» LISTED RECORDS
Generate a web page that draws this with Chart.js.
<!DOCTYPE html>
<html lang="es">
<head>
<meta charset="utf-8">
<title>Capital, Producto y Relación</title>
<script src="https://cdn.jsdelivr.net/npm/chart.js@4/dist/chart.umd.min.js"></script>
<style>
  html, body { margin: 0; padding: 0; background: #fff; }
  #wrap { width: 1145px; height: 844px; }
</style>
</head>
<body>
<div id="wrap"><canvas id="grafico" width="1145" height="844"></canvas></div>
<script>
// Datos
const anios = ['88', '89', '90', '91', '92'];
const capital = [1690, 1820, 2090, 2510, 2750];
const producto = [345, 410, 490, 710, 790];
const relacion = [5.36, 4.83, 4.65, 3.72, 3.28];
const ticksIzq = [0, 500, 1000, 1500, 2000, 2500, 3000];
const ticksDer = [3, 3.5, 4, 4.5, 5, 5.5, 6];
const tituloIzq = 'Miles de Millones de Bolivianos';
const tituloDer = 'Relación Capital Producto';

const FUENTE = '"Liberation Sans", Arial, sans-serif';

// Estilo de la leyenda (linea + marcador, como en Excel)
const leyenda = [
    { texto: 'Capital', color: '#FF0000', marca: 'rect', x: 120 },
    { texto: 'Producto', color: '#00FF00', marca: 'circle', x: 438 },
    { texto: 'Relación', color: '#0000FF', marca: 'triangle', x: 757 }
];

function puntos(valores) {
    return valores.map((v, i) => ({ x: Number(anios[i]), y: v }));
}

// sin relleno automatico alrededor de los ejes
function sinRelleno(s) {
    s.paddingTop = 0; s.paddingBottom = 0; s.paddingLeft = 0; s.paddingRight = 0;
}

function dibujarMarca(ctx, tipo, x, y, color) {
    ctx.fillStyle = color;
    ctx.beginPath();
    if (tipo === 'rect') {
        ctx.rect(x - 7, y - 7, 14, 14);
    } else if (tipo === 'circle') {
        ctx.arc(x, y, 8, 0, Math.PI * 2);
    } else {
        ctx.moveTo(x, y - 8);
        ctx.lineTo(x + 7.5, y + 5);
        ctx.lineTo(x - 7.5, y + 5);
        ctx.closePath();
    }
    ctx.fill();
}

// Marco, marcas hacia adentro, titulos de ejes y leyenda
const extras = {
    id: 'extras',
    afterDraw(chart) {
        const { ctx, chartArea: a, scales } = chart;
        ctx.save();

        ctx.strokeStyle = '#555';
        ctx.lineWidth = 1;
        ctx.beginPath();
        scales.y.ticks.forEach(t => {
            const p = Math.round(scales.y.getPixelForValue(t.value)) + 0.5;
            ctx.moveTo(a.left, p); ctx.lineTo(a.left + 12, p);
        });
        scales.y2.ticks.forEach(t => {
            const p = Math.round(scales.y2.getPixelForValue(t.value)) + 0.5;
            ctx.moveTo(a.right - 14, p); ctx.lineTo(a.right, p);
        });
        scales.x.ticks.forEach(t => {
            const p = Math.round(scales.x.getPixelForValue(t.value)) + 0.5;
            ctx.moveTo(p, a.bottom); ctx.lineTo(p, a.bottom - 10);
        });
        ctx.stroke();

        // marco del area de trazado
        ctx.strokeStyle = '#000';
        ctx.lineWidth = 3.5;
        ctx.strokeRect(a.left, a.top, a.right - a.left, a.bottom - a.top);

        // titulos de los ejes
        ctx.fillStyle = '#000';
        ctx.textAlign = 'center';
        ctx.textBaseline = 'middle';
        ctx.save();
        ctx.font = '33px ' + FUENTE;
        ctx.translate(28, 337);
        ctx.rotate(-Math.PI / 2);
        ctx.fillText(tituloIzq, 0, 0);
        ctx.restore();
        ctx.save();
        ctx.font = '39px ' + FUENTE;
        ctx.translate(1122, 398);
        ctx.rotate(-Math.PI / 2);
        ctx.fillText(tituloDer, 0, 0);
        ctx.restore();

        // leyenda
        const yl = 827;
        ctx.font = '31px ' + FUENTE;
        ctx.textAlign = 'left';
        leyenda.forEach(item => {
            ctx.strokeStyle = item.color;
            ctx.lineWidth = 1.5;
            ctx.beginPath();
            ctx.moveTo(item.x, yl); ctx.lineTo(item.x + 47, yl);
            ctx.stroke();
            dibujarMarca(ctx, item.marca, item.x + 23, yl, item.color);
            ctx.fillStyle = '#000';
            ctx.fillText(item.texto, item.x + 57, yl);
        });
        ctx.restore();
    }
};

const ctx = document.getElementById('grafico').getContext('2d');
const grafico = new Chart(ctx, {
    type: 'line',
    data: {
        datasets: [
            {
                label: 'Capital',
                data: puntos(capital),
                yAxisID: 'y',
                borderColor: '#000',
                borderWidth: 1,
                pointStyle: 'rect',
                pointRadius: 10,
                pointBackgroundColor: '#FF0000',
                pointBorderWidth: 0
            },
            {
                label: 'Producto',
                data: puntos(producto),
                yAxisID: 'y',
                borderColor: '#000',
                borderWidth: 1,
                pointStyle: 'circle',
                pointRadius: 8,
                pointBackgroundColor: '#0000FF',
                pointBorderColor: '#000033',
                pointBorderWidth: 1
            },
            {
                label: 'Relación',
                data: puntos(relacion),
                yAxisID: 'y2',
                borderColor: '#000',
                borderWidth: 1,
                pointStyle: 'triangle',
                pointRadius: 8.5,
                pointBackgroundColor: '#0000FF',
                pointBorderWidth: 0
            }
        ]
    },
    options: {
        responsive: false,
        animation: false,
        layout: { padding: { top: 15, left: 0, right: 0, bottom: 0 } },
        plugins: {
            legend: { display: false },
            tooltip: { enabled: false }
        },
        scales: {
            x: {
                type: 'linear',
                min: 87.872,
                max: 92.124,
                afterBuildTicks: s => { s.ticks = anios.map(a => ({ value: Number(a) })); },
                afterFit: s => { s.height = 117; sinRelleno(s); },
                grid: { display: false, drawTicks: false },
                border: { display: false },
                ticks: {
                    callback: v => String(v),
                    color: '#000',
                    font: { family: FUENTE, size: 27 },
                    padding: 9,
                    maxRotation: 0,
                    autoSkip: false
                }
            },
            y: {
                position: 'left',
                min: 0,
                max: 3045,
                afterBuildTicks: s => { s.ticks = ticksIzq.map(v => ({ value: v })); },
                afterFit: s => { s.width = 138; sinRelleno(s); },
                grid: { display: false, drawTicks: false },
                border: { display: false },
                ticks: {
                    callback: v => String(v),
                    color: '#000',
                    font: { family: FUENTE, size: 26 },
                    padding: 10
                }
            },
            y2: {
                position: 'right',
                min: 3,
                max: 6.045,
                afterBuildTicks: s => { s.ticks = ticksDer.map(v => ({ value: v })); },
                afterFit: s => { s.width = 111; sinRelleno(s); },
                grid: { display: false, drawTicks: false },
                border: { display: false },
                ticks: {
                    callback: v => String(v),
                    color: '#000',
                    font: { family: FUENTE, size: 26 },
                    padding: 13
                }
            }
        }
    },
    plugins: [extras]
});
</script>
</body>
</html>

...

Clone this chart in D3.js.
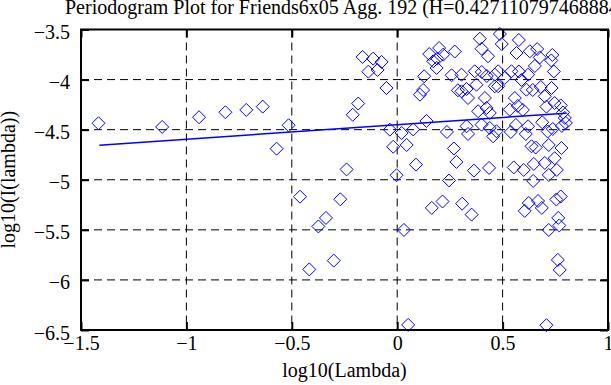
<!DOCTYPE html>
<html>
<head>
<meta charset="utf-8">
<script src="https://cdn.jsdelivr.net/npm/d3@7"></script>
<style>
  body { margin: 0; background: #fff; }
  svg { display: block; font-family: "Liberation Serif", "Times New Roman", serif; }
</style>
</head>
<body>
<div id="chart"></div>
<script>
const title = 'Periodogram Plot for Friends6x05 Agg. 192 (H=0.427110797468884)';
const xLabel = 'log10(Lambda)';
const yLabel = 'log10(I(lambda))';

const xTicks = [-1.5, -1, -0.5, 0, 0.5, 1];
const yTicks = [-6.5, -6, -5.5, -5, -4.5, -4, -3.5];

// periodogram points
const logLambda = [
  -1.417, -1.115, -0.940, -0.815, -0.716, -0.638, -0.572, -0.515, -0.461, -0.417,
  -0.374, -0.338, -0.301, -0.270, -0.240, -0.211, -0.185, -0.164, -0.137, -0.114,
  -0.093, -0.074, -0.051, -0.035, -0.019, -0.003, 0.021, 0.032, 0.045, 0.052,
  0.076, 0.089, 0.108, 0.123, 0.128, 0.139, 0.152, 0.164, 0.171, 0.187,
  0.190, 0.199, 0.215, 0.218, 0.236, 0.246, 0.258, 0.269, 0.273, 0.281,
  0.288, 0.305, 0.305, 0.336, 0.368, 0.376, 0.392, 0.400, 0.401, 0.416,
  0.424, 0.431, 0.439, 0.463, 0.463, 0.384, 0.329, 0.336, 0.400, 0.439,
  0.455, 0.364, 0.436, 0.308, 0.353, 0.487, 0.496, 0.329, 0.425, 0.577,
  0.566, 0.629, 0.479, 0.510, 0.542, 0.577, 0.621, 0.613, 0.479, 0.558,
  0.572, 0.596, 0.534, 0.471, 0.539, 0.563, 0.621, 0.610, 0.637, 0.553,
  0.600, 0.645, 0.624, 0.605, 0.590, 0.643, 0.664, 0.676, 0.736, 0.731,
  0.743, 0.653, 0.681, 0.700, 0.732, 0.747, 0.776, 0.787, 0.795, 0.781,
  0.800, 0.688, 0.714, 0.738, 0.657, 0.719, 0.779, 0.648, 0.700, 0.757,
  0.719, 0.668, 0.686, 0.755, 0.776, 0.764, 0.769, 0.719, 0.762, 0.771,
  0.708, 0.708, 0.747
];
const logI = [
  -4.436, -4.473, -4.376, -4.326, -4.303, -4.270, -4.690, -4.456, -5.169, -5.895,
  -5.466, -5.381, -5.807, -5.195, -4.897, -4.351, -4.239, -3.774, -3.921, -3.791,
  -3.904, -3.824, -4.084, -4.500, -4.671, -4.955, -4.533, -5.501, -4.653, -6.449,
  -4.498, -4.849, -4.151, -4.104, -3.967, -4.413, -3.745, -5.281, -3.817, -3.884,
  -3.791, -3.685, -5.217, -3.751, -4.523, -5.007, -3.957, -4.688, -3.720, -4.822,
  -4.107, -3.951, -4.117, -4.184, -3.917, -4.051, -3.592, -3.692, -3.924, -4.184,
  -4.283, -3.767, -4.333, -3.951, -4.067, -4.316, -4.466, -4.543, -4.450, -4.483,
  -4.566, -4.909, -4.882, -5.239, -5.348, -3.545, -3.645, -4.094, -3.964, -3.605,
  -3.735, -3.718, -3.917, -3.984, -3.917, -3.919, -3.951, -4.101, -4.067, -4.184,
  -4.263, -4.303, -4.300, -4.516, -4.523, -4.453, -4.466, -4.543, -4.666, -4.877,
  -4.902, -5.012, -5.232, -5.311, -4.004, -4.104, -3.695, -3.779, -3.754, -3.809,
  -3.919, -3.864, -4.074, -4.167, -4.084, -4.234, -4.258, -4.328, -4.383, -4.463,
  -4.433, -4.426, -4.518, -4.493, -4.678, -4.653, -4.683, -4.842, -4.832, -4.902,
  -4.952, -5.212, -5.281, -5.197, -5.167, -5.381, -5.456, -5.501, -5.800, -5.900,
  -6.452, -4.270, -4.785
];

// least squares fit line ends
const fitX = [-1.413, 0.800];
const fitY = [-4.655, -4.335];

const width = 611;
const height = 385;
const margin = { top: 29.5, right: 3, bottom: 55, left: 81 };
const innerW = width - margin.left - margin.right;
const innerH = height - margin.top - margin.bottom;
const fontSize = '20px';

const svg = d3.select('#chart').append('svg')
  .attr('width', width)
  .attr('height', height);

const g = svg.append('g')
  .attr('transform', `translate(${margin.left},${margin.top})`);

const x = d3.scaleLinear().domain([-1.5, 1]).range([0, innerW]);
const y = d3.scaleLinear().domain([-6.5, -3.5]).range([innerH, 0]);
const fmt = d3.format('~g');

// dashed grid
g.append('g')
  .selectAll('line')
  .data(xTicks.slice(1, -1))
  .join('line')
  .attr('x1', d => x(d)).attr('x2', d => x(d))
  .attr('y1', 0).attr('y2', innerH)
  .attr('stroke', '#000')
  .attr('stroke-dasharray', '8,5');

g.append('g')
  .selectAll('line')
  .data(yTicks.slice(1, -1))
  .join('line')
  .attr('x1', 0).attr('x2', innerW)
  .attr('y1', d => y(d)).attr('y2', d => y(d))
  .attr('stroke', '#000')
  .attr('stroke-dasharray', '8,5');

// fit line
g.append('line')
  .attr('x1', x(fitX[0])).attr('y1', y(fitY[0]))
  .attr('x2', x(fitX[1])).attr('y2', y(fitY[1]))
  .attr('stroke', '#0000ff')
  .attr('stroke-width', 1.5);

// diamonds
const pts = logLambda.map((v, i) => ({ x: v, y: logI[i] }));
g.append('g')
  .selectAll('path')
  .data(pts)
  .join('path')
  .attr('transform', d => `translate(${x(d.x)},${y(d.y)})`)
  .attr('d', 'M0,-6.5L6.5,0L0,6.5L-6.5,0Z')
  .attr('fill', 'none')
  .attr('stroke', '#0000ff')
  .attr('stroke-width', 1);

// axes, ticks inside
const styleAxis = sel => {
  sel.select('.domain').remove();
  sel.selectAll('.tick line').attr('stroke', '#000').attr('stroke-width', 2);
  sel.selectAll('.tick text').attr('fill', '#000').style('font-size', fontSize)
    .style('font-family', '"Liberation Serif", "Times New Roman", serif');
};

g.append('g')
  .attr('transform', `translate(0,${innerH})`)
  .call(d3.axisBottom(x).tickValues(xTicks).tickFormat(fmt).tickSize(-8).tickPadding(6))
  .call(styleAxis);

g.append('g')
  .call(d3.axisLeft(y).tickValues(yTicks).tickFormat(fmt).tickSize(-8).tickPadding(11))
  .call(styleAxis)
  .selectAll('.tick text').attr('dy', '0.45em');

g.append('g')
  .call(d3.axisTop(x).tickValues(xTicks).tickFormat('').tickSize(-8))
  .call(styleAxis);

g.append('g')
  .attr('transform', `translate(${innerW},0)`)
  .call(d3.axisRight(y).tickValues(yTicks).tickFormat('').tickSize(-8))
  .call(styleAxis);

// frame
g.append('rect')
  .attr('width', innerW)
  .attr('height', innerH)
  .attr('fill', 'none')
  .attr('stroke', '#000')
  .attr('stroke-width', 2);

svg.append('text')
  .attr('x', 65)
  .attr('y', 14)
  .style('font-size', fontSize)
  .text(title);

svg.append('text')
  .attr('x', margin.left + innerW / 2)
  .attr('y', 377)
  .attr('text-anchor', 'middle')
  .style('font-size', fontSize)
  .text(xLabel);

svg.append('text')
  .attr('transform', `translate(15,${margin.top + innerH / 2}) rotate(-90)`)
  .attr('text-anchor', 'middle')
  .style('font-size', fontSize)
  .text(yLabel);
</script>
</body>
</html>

» YOUR TASK
Report the count of lines in the entries that contain the string "this", and nothing besides it.

» RESPONSE TO THE TASK
2